The same report predicted that the industry is very likely to “enter an adjustment period” in the next half year.
According to a report conducted by itjuzi.com, a Chinese website dedicated to tech-investment data, the number of deals in AI-enabled startups in the country reached 96 in the first six months. Top verticals include healthcare, automobile, security, finance, logistics and warehousing.
The nationwide dealmaking spree echoed China’s ambitions for core AI industries.
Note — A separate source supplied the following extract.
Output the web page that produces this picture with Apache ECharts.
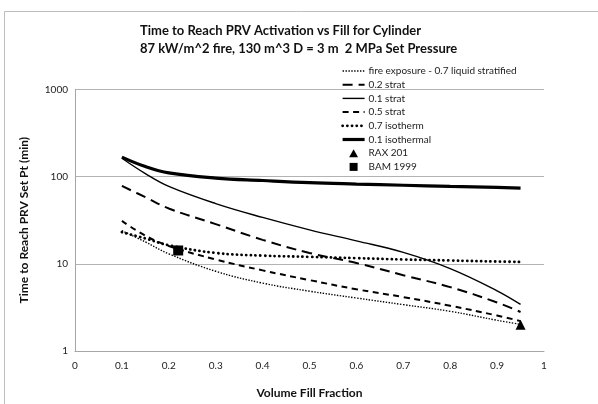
<!DOCTYPE html>
<html>
<head>
    <meta charset="utf-8">
    <title>Time to Reach PRV Activation vs Fill</title>
    <script src="https://cdn.jsdelivr.net/npm/echarts@6/dist/echarts.min.js"></script>
    <style>
        html, body { margin: 0; padding: 0; background: #fff; }
        #main { width: 598px; height: 404px; }
    </style>
</head>
<body>
<div id="main"></div>
<script>
    // 充填率 (x)
    var fill = [0.1, 0.15, 0.2, 0.3, 0.4, 0.5, 0.6, 0.7, 0.8, 0.9, 0.95];
    // 各曲线 (min)
    var fireExp07 = [24, 17.8, 13.0, 8.2, 6.0, 4.85, 4.05, 3.4, 2.85, 2.25, 2.02];
    var strat02 = [78, 58, 43, 28.5, 18.8, 13.3, 10.2, 7.4, 5.4, 3.6, 2.8];
    var strat01 = [162, 108, 77, 49, 34, 24.5, 18.3, 13.5, 8.8, 4.9, 3.42];
    var strat05 = [31, 21, 16, 11.2, 8.4, 6.5, 5.1, 4.15, 3.3, 2.55, 2.2];
    var iso07 = [23, 19.5, 16.3, 13.3, 12.4, 12.0, 11.6, 11.2, 10.9, 10.6, 10.5];
    var iso01 = [167, 130, 110, 96, 90, 85, 82, 79.5, 77, 75, 73.5];
    // 试验点
    var rax = [[0.95, 2.0]];
    var bam = [[0.22, 14.2]];
    var xTicks = ['0', '0.1', '0.2', '0.3', '0.4', '0.5', '0.6', '0.7', '0.8', '0.9', '1'];
    var names = [
        'fire exposure - 0.7 liquid stratified',
        '0.2 strat',
        '0.1 strat',
        '0.5 strat',
        '0.7 isotherm',
        '0.1 isothermal',
        'RAX 201',
        'BAM 1999'
    ];

    var FONT = 'Lato';

    // 线型
    var styles = [
        { width: 1.4, type: [1.4, 1.5], cap: 'butt' },
        { width: 2, type: [10, 6], cap: 'butt' },
        { width: 1.4, type: 'solid', cap: 'butt' },
        { width: 2, type: [6, 4.5], cap: 'butt' },
        { width: 2.8, type: [0.1, 4.6], cap: 'round' },
        { width: 3.2, type: 'solid', cap: 'butt' }
    ];

    function pairs(ys) {
        var out = [];
        for (var i = 0; i < fill.length; i++) {
            out.push([fill[i], ys[i]]);
        }
        return out;
    }

    function lineSeries(idx, ys) {
        var s = styles[idx];
        return {
            name: names[idx],
            type: 'line',
            data: pairs(ys),
            smooth: 0.4,
            symbol: 'none',
            itemStyle: { color: '#000' },
            lineStyle: { color: '#000', width: s.width, type: s.type, cap: s.cap }
        };
    }

    // 图例: 线条只显示线型, 散点用小图标
    var legendData = [];
    for (var k = 0; k < 6; k++) {
        legendData.push({
            name: names[k],
            itemStyle: { opacity: 0 },
            lineStyle: { color: '#000', width: styles[k].width, type: styles[k].type, cap: styles[k].cap }
        });
    }
    legendData.push({ name: names[6], icon: 'path://M5,0L10,9L0,9Z', itemStyle: { color: '#000' } });
    legendData.push({ name: names[7], icon: 'path://M0,0L9,0L9,9L0,9Z', itemStyle: { color: '#000' } });

    var myChart = echarts.init(document.getElementById('main'), null, { renderer: 'canvas' });

    var option = {
        animation: false,
        backgroundColor: '#fff',
        textStyle: { fontFamily: FONT },
        graphic: [
            {
                type: 'rect',
                shape: { x: 4.5, y: 11.5, width: 700, height: 500 },
                style: { fill: 'none', stroke: '#bdbdbd', lineWidth: 1 },
                silent: true
            },
            {
                type: 'text',
                left: 310 - 170, top: 22,
                style: {
                    text: 'Time to Reach PRV Activation vs Fill for Cylinder\n87 kW/m^2 fire, 130 m^3 D = 3 m  2 MPa Set Pressure',
                    font: 'bold 13px ' + FONT,
                    fill: '#111',
                    align: 'center',
                    lineHeight: 18,
                    width: 340
                }
            }
        ],
        legend: {
            orient: 'vertical',
            left: 341,
            top: 66,
            padding: 0,
            itemWidth: 22,
            itemHeight: 8,
            itemGap: 3.7,
            symbolKeepAspect: true,
            textStyle: { fontFamily: FONT, fontSize: 10, color: '#222', padding: [0, 0, 0, -1] },
            data: legendData
        },
        grid: { left: 75, right: 54, top: 89.3, bottom: 52.3, containLabel: false },
        xAxis: {
            type: 'value',
            min: 0,
            max: 1,
            interval: 0.1,
            name: 'Volume Fill Fraction',
            nameLocation: 'middle',
            nameGap: 36,
            nameTextStyle: { fontFamily: FONT, fontSize: 12, fontWeight: 'bold', color: '#111' },
            axisLine: { show: true, lineStyle: { color: '#a6a6a6', width: 1 } },
            axisTick: { show: false },
            splitLine: { show: false },
            axisLabel: {
                fontFamily: FONT, fontSize: 10, color: '#222', margin: 10,
                formatter: function (v) {
                    return xTicks[Math.round(v * 10)];
                }
            }
        },
        yAxis: {
            type: 'log',
            logBase: 10,
            min: 1,
            max: 1000,
            name: 'Time to Reach PRV Set Pt (min)',
            nameLocation: 'middle',
            nameGap: 45,
            nameTextStyle: { fontFamily: FONT, fontSize: 12, fontWeight: 'bold', color: '#111' },
            axisLine: { show: true, lineStyle: { color: '#a6a6a6', width: 1 } },
            axisTick: { show: false },
            splitLine: { show: true, lineStyle: { color: '#b3b3b3', width: 1 } },
            axisLabel: {
                fontFamily: FONT, fontSize: 10, color: '#222', margin: 7,
                formatter: function (v) { return String(Math.round(v)); }
            }
        },
        series: [
            lineSeries(0, fireExp07),
            lineSeries(1, strat02),
            lineSeries(2, strat01),
            lineSeries(3, strat05),
            lineSeries(4, iso07),
            lineSeries(5, iso01),
            {
                name: names[6],
                type: 'scatter',
                data: rax,
                symbol: 'triangle',
                symbolSize: 10,
                itemStyle: { color: '#000', opacity: 1 }
            },
            {
                name: names[7],
                type: 'scatter',
                data: bam,
                symbol: 'rect',
                symbolSize: 10,
                itemStyle: { color: '#000', opacity: 1 }
            }
        ]
    };

    myChart.setOption(option);
</script>
</body>
</html>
In July, the central government outlined a national plan aiming to grow the industry to 150 billion yuan by 2020, 400 billion yuan by 2025, and 1 trillion yuan by 2030.
Yang Lei, managing director of Northern Light Venture Capital, said the company has been paying close attention to AI startups with domain expertise at a basic level.
“Underlying technological innovations often provide high barriers of entry, and could compete with tech heavyweights,” Yang said. “In this sense, any breakthrough would count for much.”
Also, the venture firm, which oversees 10 billion yuan, is eyeing opportunities on the application layer.
“Self-driving technology is a trillion-dollar industry… In this category, startups adept interdisciplinary connection and vertical integration can stand out,” Yang said.
He cited Drive.ai, which is creating artificial intelligence software for autonomous vehicles using deep learning.
According to itjuzi.com, AI in intelligent robotics is the leading category for deals in 2017 so far, accounting for nearly one-third of total deals. Companies leveraging natural language processing, a subset of AI, received the most capital.
Part of the reason behind the forecast of an “adjustment period” lies in the imbalance in cash flows between the well-funded and early-stage companies, the report said, citing latest figures.
Almost 60 percent of the capital went to the top five companies in terms of funding. By contrast, only 21 percent flowed to AI-related startups in series-A round and earlier, which are still relatively nascent and account for 77 percent of total deals.
Some businesses in computer vision and image, cloud computing equipment, natural language processing and aided driving are poised for growth. Those focusing their efforts on sensor components, laser radar, and technological platform are still at early stage.
There are two bottlenecks, according to Yang Lei, that slow the commercialization of advanced AI technologies.
“The existing computer architecture, the theory behind the design of a computer, is not specially built for AI applications. The other one is the lack of talent (among people who are) knowledgeable about both technology and industry development,” Yang said.